Take the lines from the head of the listing through the one bearing "import * as" and copy them exactly, leaving every picture out.
* * * * * * *
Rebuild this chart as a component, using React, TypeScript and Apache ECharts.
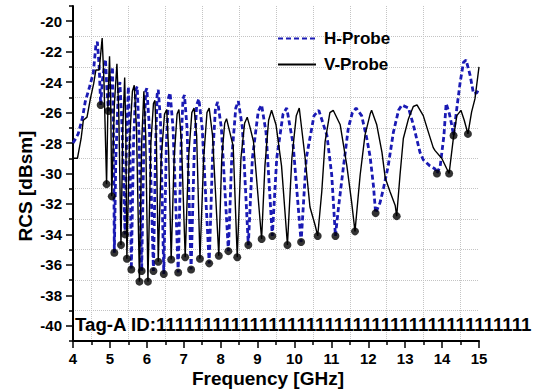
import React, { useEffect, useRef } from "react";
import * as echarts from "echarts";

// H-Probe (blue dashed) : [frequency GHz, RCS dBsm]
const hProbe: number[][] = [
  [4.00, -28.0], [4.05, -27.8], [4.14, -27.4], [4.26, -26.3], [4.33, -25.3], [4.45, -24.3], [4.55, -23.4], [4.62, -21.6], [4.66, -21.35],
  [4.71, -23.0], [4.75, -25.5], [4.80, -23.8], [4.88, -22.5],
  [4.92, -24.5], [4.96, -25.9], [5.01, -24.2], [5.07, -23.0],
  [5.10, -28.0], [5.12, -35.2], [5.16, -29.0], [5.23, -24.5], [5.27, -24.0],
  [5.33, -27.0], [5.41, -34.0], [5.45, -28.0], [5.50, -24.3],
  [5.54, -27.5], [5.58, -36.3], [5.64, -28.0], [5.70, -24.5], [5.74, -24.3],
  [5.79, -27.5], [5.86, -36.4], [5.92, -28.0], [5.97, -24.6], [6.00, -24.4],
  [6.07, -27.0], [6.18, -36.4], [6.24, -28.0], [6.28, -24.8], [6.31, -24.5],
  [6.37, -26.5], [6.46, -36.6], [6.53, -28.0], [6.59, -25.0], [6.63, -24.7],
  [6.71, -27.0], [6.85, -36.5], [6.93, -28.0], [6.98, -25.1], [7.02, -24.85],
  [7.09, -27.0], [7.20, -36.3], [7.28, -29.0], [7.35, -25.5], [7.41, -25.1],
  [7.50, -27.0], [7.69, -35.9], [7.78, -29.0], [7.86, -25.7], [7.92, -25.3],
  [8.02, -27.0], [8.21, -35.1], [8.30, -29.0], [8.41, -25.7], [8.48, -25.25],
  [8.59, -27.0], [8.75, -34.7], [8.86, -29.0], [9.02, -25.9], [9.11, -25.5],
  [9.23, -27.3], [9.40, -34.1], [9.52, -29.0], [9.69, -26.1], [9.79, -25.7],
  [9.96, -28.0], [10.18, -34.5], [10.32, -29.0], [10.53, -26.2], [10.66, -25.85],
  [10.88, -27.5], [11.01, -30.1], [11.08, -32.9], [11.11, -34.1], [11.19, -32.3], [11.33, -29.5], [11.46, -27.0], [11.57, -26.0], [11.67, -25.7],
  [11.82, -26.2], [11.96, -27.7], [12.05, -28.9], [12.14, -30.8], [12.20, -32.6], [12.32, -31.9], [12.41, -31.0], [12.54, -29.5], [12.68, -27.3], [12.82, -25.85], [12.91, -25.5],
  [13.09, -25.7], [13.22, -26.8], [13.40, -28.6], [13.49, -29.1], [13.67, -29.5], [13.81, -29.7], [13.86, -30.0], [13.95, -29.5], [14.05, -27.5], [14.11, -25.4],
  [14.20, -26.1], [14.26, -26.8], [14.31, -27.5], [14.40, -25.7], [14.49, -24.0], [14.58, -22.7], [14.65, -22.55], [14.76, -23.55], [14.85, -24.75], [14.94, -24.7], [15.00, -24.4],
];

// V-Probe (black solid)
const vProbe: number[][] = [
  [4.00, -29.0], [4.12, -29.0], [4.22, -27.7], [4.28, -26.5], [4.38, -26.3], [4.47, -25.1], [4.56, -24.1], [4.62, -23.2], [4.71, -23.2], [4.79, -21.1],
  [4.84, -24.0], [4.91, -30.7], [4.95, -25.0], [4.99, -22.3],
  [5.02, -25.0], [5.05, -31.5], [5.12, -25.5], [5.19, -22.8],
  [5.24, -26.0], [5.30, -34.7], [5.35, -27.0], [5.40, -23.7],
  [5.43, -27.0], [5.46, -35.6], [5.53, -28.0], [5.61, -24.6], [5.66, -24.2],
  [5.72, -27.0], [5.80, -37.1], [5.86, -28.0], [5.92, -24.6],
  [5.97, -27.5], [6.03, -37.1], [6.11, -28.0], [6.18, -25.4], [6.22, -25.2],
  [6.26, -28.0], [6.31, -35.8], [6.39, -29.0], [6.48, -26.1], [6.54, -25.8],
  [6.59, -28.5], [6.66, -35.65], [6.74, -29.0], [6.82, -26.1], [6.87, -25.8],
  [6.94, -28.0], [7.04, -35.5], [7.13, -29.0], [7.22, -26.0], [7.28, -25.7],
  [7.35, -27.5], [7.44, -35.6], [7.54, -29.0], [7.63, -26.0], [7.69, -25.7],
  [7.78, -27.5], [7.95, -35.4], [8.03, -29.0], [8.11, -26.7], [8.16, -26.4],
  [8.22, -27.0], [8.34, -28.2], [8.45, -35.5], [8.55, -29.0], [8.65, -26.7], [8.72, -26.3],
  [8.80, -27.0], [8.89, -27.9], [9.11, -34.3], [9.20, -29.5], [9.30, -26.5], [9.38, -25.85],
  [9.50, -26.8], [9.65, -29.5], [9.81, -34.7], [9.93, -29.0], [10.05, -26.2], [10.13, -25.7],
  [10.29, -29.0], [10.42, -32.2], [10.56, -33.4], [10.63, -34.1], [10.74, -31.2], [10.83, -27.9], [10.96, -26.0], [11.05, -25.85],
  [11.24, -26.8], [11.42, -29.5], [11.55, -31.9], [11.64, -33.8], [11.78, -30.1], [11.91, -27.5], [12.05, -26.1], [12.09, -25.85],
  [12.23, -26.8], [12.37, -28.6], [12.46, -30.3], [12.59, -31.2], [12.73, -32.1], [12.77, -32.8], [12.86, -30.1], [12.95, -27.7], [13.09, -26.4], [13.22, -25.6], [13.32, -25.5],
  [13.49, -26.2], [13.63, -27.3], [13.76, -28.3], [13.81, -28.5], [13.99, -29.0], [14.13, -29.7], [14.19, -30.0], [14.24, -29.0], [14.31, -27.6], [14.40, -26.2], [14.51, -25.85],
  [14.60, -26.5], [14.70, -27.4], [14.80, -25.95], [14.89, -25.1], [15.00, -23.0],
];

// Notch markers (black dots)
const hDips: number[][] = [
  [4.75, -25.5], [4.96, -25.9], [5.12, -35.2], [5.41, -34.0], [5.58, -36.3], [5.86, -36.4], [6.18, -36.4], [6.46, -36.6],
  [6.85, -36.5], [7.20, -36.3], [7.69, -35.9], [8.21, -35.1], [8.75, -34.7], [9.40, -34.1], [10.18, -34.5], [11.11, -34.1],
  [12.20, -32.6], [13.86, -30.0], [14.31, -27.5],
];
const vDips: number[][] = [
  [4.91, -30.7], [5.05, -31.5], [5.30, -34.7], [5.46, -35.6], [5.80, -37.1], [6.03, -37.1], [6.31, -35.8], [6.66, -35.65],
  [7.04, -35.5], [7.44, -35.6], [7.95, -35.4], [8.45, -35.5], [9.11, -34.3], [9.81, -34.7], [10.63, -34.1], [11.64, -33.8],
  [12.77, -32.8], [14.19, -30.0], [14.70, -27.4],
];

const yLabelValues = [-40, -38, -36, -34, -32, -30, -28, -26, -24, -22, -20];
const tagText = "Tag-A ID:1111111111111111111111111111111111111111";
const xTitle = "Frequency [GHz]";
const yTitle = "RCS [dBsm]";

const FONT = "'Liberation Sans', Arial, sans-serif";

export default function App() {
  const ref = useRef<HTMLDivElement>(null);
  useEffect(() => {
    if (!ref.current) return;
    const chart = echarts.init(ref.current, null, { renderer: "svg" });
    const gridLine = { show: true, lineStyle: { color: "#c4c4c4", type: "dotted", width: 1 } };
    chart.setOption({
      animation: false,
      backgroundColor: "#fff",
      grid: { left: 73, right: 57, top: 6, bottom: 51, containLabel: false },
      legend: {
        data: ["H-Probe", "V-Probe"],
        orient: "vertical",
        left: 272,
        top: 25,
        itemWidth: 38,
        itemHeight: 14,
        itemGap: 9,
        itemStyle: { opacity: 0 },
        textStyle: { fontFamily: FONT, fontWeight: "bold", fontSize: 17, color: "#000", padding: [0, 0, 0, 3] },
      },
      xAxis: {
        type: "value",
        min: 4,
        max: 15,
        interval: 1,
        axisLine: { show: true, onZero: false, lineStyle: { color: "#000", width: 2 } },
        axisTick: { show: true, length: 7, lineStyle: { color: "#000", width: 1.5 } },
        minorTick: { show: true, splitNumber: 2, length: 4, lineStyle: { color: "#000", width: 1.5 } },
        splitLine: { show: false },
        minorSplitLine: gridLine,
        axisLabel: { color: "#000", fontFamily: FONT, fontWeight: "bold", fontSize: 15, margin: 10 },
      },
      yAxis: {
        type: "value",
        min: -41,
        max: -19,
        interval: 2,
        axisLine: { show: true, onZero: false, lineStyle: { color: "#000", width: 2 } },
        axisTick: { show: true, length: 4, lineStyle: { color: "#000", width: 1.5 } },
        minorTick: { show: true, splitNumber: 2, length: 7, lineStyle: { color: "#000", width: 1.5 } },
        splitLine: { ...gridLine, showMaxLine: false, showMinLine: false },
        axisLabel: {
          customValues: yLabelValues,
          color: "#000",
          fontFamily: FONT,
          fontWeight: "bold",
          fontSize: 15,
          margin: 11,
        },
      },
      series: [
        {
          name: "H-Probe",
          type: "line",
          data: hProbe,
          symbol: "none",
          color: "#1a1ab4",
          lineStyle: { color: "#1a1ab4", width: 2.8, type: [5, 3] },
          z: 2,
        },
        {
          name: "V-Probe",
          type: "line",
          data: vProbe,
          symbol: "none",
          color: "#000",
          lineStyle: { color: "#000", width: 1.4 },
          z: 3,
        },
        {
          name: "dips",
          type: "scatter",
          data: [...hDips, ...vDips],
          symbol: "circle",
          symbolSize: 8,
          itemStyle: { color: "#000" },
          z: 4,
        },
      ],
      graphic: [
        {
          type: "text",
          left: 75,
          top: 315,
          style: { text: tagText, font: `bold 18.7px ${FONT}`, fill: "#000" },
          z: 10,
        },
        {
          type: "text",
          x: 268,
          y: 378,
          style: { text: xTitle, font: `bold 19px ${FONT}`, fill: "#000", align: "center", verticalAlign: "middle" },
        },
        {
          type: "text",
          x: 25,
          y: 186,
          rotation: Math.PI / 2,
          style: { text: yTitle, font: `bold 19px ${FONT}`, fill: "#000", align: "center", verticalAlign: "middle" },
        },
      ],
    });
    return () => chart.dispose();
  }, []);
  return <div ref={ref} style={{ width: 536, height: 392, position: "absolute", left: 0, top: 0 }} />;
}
* * * * * * *
Exercise result:
Rebuild this chart as a component, using React, TypeScript and Apache ECharts.
import React, { useEffect, useRef } from "react";
import * as echarts from "echarts";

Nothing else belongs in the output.